For instance, I'm taking a stab that Obama won't be doing the Sunday talk show circuit to field questions about recent reports that Obamacare doesn't allocate nearly enough money to cover the estimated 5.6 million to 7 million Americans with pre-existing medical conditions who will qualify for temporary high-risk insurance pools. I'm betting he won't respond substantively to the study by the Center for Studying Health System Change that Obamacare "could leave hundreds of thousands of potential participants with serious medical problems unable to obtain coverage" and that the $5 billion earmarked for the pools might cover as few as 200,000 people a year.
I'm also stepping out in conjecturing that Obama won't be going on his beloved Fox News to rebut claims by The Washington Examiner's fine editorial page editors that Health and Human Services Secretary Kathleen Sebelius "has resorted to sending millions of senior Americans a sales brochure that is packed with blatantly false claims about Obamacare."
But we are probably safe in assuming that Obama's targeting of seniors with the brochure and television blitzes is no accident. Indeed, The Hill reports that the administration and Democrats "have especially focused on seniors, who make up a crucial voting bloc in November and who traditionally show up at the polls in higher numbers than younger citizens."
But in fairness, I must confess that I've hedged my bets on the Fox News prediction, because the Times reports that former White House communications director Anita Dunn will have a major role in orchestrating the "milestone moments" campaign to deceive, er, inform the administration's subjects, er, public about the vast wonders of Obamacare. Dunn, you may recall, was the principal general in the administration's war against Fox News.

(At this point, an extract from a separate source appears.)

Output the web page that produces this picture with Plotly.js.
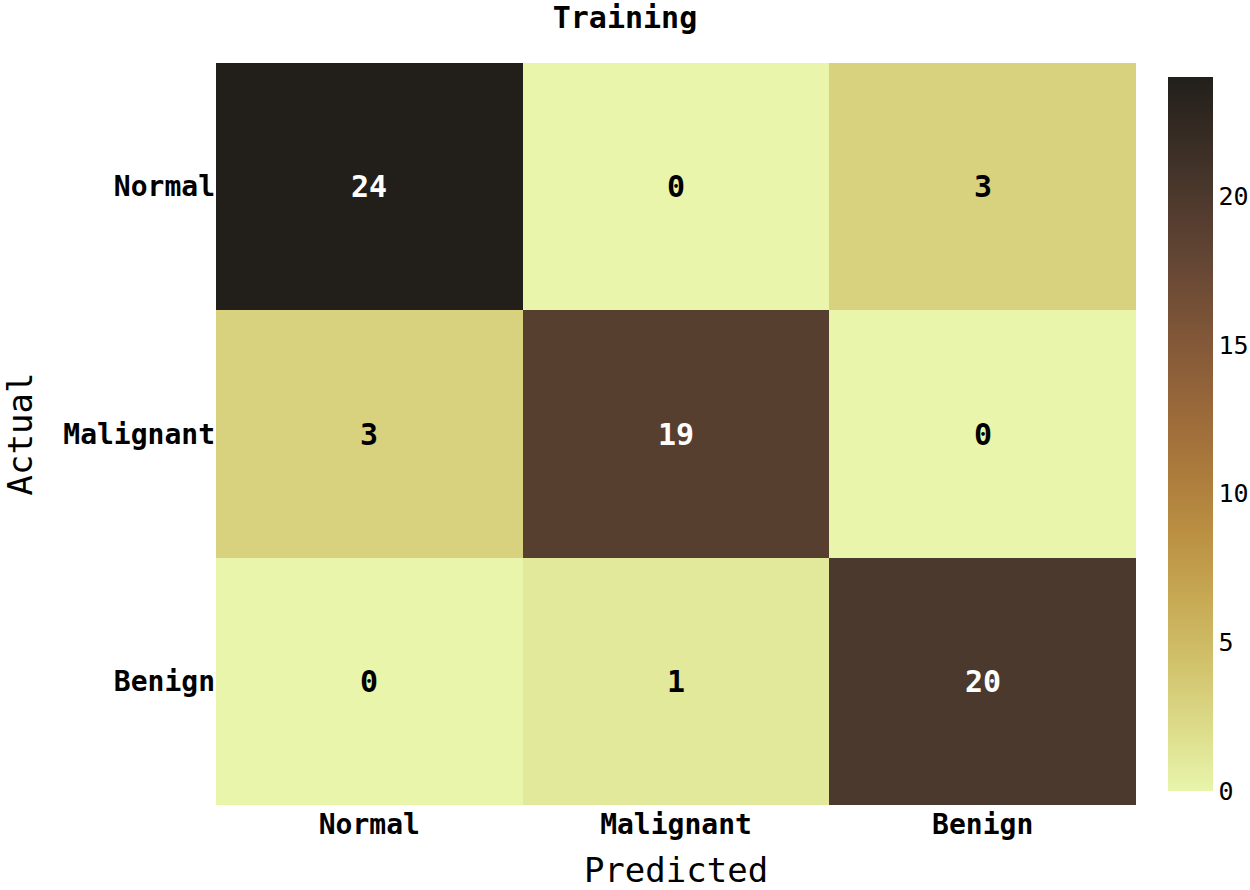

The Times assures us, though, that Dunn won't be alone. "A veritable army of outside groups" will be "orchestrating campaigns to echo the White House message." This "advocacy campaign ... will last until after the law is fully put into place in 2014." Heading up the effort will be none other than President Obama himself, who "intends to stand by his pledge" not to abandon Democrats who supported Obamacare. His senior adviser David Axelrod said Obama is eager to "campaign for folks who showed the courage to stand up. ... I think he'll do it with a special relish."
Here's hoping he does it with extra-special relish and mustard. He has helped ensure defeat for almost every candidate he's campaigned for to date. If this streak continues, his stamp of approval will be the figurative kiss of death for all candidates who would thwart the indispensable conservative effort to repeal and replace Obamacare.